As you mention sheitle style is sometimes a matter of age or place you live or job or even shul you go to. But they are all style and they come in and go out. Even just one woman may not wear the same style sheitle all the time. Why would rabbanim get themselves all heated up about something that isn't even going to last?

I also think I would have liked to have read somewhere that the Rosh Yeshiva gave a mussar shmuz to the yeshiva about hanging out in places they have no business being. If the boys were standing in front of the window staring at pictures then they were also standing around and looking at the customers coming in and out of the store.

Anonymous said...

Ever notice how frum men spend an awful lot of time discussing women, women's habits, women's customs and everything else womanish. Makes you wonder if they spend any time discussing their own habits and customs or if they use us as an excuse for not having to look at themselves?

Anonymous said...

I've been married long enough that I've learned the correct and important answers to these questions. So, how do you like my new dress? Answer: It's beautiful, just like the wearer. Do I look fat in this outfit? Answer: Of course not! I had the sheitle combed differently this time. Do you like it? Answer: Wow!

Any married man who mixes into fashion for women is going to deserve any trouble he gets.

Looking Forward said...

this doesn't make anysense at all. is the problem that men are interfearing in women's business (which is reprehensible.

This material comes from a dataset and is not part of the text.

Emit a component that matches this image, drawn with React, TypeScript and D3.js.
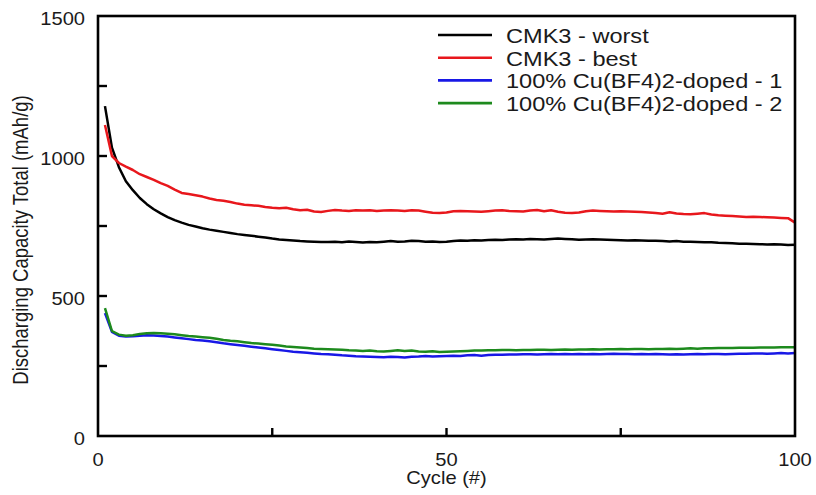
import React from "react";
import * as d3 from "d3";

const cycles: number[] = Array.from({ length: 100 }, (_, i) => i + 1);

const cmk3Worst: number[] = [
  1178, 1030, 960, 910, 878, 850, 828, 810, 795, 782,
  771, 762, 754, 748, 742, 737, 733, 729, 725, 721,
  718, 715, 712, 709, 705, 702, 700, 698, 696, 695,
  694, 693, 693, 694, 692, 695, 693, 691, 693, 692,
  694, 696, 694, 695, 697, 696, 694, 695, 693, 694,
  696, 698, 697, 699, 698, 700, 701, 700, 702, 703,
  702, 704, 703, 702, 704, 705, 704, 703, 701, 702,
  703, 702, 701, 700, 699, 698, 699, 698, 697, 697,
  696, 695, 696, 694, 694, 693, 692, 692, 690, 689,
  688, 687, 687, 686, 685, 684, 685, 684, 682, 683,
];

const cmk3Best: number[] = [
  1111, 1000, 975, 962, 950, 935, 925, 915, 903, 893,
  880, 868, 864, 860, 855, 848, 843, 840, 836, 830,
  826, 824, 822, 818, 815, 813, 815, 810, 806, 808,
  802, 800, 804, 807, 805, 804, 806, 805, 806, 804,
  805, 806, 805, 804, 806, 805, 801, 797, 796, 798,
  803, 804, 803, 802, 801, 803, 805, 806, 804, 803,
  802, 805, 807, 803, 806, 801, 797, 796, 798, 803,
  805, 804, 803, 802, 803, 802, 801, 800, 798, 796,
  794, 799, 795, 793, 792, 794, 796, 791, 788, 787,
  786, 784, 782, 783, 782, 781, 780, 779, 778, 762,
];

const doped1: number[] = [
  439, 372, 358, 355, 356, 358, 360, 359, 357, 355,
  352, 349, 346, 343, 341, 338, 335, 331, 328, 325,
  322, 319, 316, 313, 310, 307, 304, 301, 299, 297,
  295, 293, 292, 290, 288, 287, 285, 284, 283, 282,
  281, 283, 282, 280, 283, 284, 286, 284, 285, 286,
  287, 286, 288, 289, 287, 289, 290, 290, 291, 291,
  292, 292, 291, 292, 293, 292, 293, 292, 293, 292,
  293, 292, 293, 294, 293, 293, 292, 293, 292, 293,
  292, 291, 292, 291, 292, 293, 292, 293, 293, 292,
  293, 294, 294, 295, 295, 294, 295, 296, 295, 296,
];

const doped2: number[] = [
  457, 375, 362, 358, 360, 364, 367, 368, 367, 365,
  363, 360, 357, 355, 353, 351, 347, 343, 340, 338,
  335, 332, 330, 328, 326, 323, 320, 318, 316, 314,
  312, 311, 310, 309, 308, 306, 305, 304, 305, 303,
  302, 304, 306, 304, 305, 302, 301, 303, 300, 301,
  302, 303, 304, 305, 305, 306, 306, 307, 307, 306,
  307, 307, 308, 308, 307, 308, 309, 308, 309, 309,
  310, 309, 310, 310, 311, 310, 311, 311, 310, 311,
  311, 312, 311, 312, 313, 312, 313, 313, 314, 314,
  314, 315, 315, 315, 316, 316, 316, 317, 317, 317,
];

const seriesNames: string[] = [
  "CMK3 - worst",
  "CMK3 - best",
  "100% Cu(BF4)2-doped - 1",
  "100% Cu(BF4)2-doped - 2",
];
const seriesValues: number[][] = [cmk3Worst, cmk3Best, doped1, doped2];
const seriesColors: string[] = ["#000000", "#e8171c", "#1818e6", "#1d8a1d"];

const yTickLabels: number[] = [0, 500, 1000, 1500];
const yMinorTicks: number[] = [250, 500, 750, 1000, 1250];
const xTickLabels: number[] = [0, 50, 100];
const xMinorTicks: number[] = [25, 50, 75];

const W = 816;
const H = 495;
const M = { left: 98, right: 21, top: 16, bottom: 59 };
const SX = 1.15;
const FONT = "'Liberation Sans', Arial, Helvetica, sans-serif";
const TXT = "#1a1a1a";

export default function App() {
  const x = d3.scaleLinear().domain([0, 100]).range([M.left, W - M.right]);
  const y = d3.scaleLinear().domain([0, 1500]).range([H - M.bottom, M.top]);
  const line = d3
    .line<number>()
    .x((_, i) => x(cycles[i]))
    .y((d) => y(d));

  const x0 = x(0), x1 = x(100), y0 = y(0), y1 = y(1500);

  return (
    <svg width={W} height={H} style={{ position: "absolute", left: 0, top: 0, background: "#fff" }}>
      <rect x={0} y={0} width={W} height={H} fill="#fff" />
      {seriesValues.map((vals, k) => (
        <path
          key={k}
          d={line(vals) || ""}
          fill="none"
          stroke={seriesColors[k]}
          strokeWidth={2.5}
          strokeLinejoin="round"
        />
      ))}
      <rect x={x0} y={y1} width={x1 - x0} height={y0 - y1} fill="none" stroke="#000" strokeWidth={2.6} />
      {yMinorTicks.map((t) => (
        <line key={"yt" + t} x1={x0} x2={x0 + 9} y1={y(t)} y2={y(t)} stroke="#000" strokeWidth={2.4} />
      ))}
      {xMinorTicks.map((t) => (
        <line key={"xt" + t} x1={x(t)} x2={x(t)} y1={y0} y2={y0 - 8} stroke="#000" strokeWidth={2.4} />
      ))}
      {yTickLabels.map((t) => (
        <text
          key={"yl" + t}
          transform={`translate(${x0 - 13},${y(t) + 8.5}) scale(${SX},1)`}
          textAnchor="end"
          fontFamily={FONT}
          fontSize={17.5}
          fill={TXT}
        >
          {t}
        </text>
      ))}
      {xTickLabels.map((t) => (
        <text
          key={"xl" + t}
          transform={`translate(${x(t)},${y0 + 30}) scale(${SX},1)`}
          textAnchor="middle"
          fontFamily={FONT}
          fontSize={17.5}
          fill={TXT}
        >
          {t}
        </text>
      ))}
      <text
        transform={`translate(${(x0 + x1) / 2},${y0 + 48}) scale(${SX},1)`}
        textAnchor="middle"
        fontFamily={FONT}
        fontSize={17.5}
        fill={TXT}
      >
        Cycle (#)
      </text>
      <text
        transform={`translate(${28},${240}) scale(${SX},1) rotate(-90)`}
        textAnchor="middle"
        fontFamily={FONT}
        fontSize={18.5}
        fill={TXT}
      >
        Discharging Capacity Total (mAh/g)
      </text>
      {seriesNames.map((name, k) => {
        const by = 43 + k * 22.7;
        return (
          <g key={"lg" + k}>
            <line x1={438} x2={492} y1={by - 8} y2={by - 8} stroke={seriesColors[k]} strokeWidth={2.6} />
            <text
              transform={`translate(506,${by}) scale(${SX},1)`}
              fontFamily={FONT}
              fontSize={20.5}
              fill={TXT}
            >
              {name}
            </text>
          </g>
        );
      })}
    </svg>
  );
}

If asked by one's wife one can venture an opinion, and only if solicited) or is it that the men will be repulsed by their wives?

You're not making much of any sense.

I'm well aware of the turns of fashion, me being who I am keep up to some degree with such things (although it baffles me, if I were a girl I'd dress how I felt was tznius and I wouldn't care what any one else, man or woman thought) but its like, which one actualy bother's you? is it that the men won't be attracted to their wives (which isn't necesserily true) or that women have a right to dress how they choose? (which is certainly true. Tznius isn't any business of any man to set standards.)

and yes I find the whole regarding boys as creatures incapable of self control is child abuse and reprehensible, I agree. (this I can have an oppinion on.) although I often feel like boys wouldn't be looking at girls this way if they understood that girls are people with whom they can form very rewarding interpersonal relationships with, and whom have their own feelings and preferences.